過度なターゲットセグメント癖の罪


 確か行動ターゲティング広告を日本で初めて試したのはDACで、当然僕も携わっていましたし、すでに今から10年以上前に「行動ターゲティング」の本を書き上げていたと思います。もともとインフォシークの広告枠販売でDACを立ち上げた96年当時にも既にこの種のターゲティング技術はありました。

 セレクトキャストという技術(JOIが言うにはイスラエルの技術でモサドも使っておると・・・w。)を使っていましたが、ユーザーをクッキーでID化したうえで、インフォシークの中のどんなカテゴリーのコンテンツを閲覧したかでユーザーをクラスター化するのです。そこでは事前に440のディメンジョン(と呼んでいた)に閲覧コンテンツを分けておいて、ユーザーが閲覧するとそのディメンジョンのベクトルを付与する方式でした。当時はサーバーの容量の問題でデータを蓄積できないので、特定の方向のベクトルという数値に置き換えてデータそのものはその都度捨てる方法でした。
 当時としては画期的でしたが、サンノゼの開発チームはその技術を「すごいだろう!」と威張ってみせるのですが、サンフランシスコの営業チームにその話をすると、広告配信のインベントリー管理が出来ない(つまりフォアキャストが出来ない)と言って、「ありゃ、駄目だ・」と言っとりました。w

 さて、ターゲティング技術はその後も進化しました。キーワード、ビヘイビア、コンテキスト・・・。そして今後はそこにスマホのロケーションデータによるユーザーのリアル行動によるターゲティングも加わるでしょう。
 
 ただ、ちょっと現状を冷静に見ると、どうも細かいターゲティングをすることが目的化している風潮もなくはないのです。細かくターゲティングすることばかりが面白くなってしまい、本来の目的を見失うことがないようにしたいものです。
 効率を求めるのは決して悪いことではないのですが、同時に効果を得られなければ意味がありません。効果とは「効果の絶対量がある」ということです。

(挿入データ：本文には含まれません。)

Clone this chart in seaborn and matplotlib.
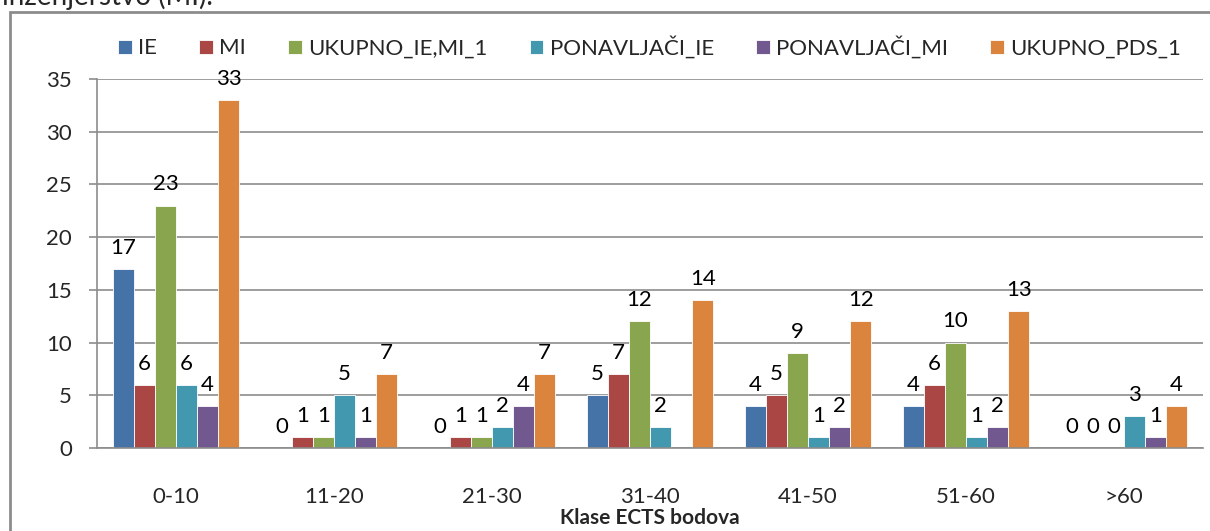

 そして、ターゲティングセグメントに関していうと、大概は従来のリーチ対象から従来想定されているターゲットにのみ配信されるようにするという(無駄を省くという)発想がメインで、従来の発想にはなかった新しいターゲティング発想を創造するということはあまり行われていないようです。

 マーケティング施策ですから、効果の絶対量に要ること、いろんなクラスターをいろんな角度から観て、一本の串で串刺しに出来ないか考えてみること、つまりは全く新しいターゲットセグメント手法を開発してみること。

 そして、何よりもターゲットセグメントにはそのセグメントの人が強く反応する文脈があり、そのセグメント用のコミュニケーションが対になってなければならないということです。概してテックアプローチのみで考える人にはセグメントすることばかり考えて、そのセグメントの人にはどういうコミュニケーションをするのかという肝心な発想が抜け落ちています。同じメッセージを念頭にして対象を絞ることばかり考えていると、どんどん矮小化します。「こういうセグメントの人にはこういう文脈で攻めよう、こういうセグメントにはこんなメッセージで・・・」という具合にしていくと膨らんでいきます。逆に言うとユーザーが反応する文脈でセグメントするという考え方を持ち込まないといけないのです。
 

 ターゲティングし過ぎて、対象があまりに少なくなってしまっては、意味がない。そんなターゲティングぐせを治して、従来にないターゲティング手法を開発することこそマーケターの醍醐味です。

 新たな層を発見してターゲットを膨らますターゲティングを是非志向してください。